Trafficking for the Purpose of Labour Exploitation
In extreme cases, labour exploitation crosses the line into Human Trafficking (Art. 177 bis). Where people are recruited, transported or housed using violence, deception or an abuse of vulnerability with the purpose of exploiting them through their labour (conditions of near-slavery), the penalty rises sharply to 5 to 8 years in prison. This offence protects human dignity itself, not only employment rights.
Crimes Against Safety and Health (Art. 316 CP)
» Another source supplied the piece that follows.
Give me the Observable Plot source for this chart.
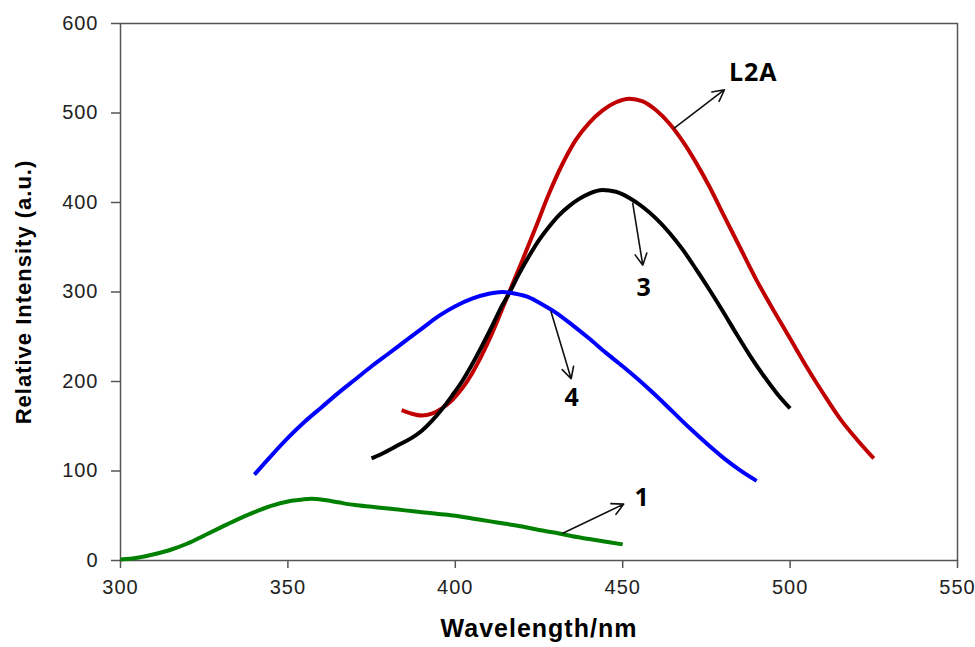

This is the flagship offence in workplace accidents. Art. 316 CP punishes those who, being under an obligation to do so, fail to provide the safety measures necessary for workers to carry out their activity with adequate hygiene and safety standards, thereby placing their life or physical integrity in serious danger. It is an endangerment offence: an accident does not need to occur for there to be a conviction; it is enough to create the serious risk.
Defence Strategies
Faced with a charge for these offences, the defence must evidence compliance with the Occupational Risk Prevention Plan. Documentary evidence is vital (training records, the issuing of personal protective equipment), as is a safety expert report to show that the risk was not created by the company, but perhaps by the worker's own reckless conduct or by an unforeseeable cause.